The 2014 United Kingdom local elections were held on 22 May 2014. Usually these elections are held on the first Thursday in May but were postponed to coincide with the 2014 European Parliament Elections. Direct elections were held for all 32 London boroughs, all 36 metropolitan boroughs, 74 district/borough councils, 19 unitary authorities and various mayoral posts in England and elections to the new councils in Northern Ireland.

All registered electors (British, Irish, Commonwealth and European Union citizens) who were aged 18 or over on the day of the election were entitled to vote in the local elections.

The BBC's projected national vote share (PNV) put Labour on 31%, the Conservatives on 29%, UKIP on 17%, and the Liberal Democrats on 13%. Rallings and Thrasher of Plymouth University's national equivalent vote share (NEV) estimated 31% for Labour, 30% for the Conservatives, 18% for UKIP, and 11% for the Liberal Democrats.

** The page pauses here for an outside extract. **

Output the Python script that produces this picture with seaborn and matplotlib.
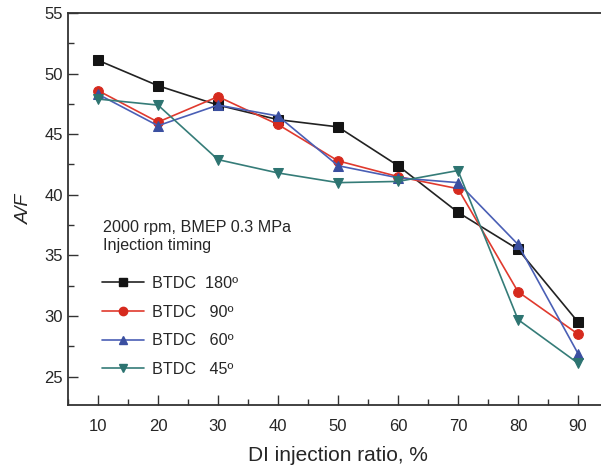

For the fourth year running, the Labour Party enjoyed the largest share of the vote in local elections, but its share of the vote was its smallest since 2010. UKIP, which topped the same day's European Parliament elections, finished third in vote share, claiming council seats from Labour, the Conservatives and Liberal Democrats.

Overview of results

UK-wide results

England results

The Respect Party lost both their remaining councillors.

English Councils - shift of control
This table depicts how the control of local councils shifted in this election.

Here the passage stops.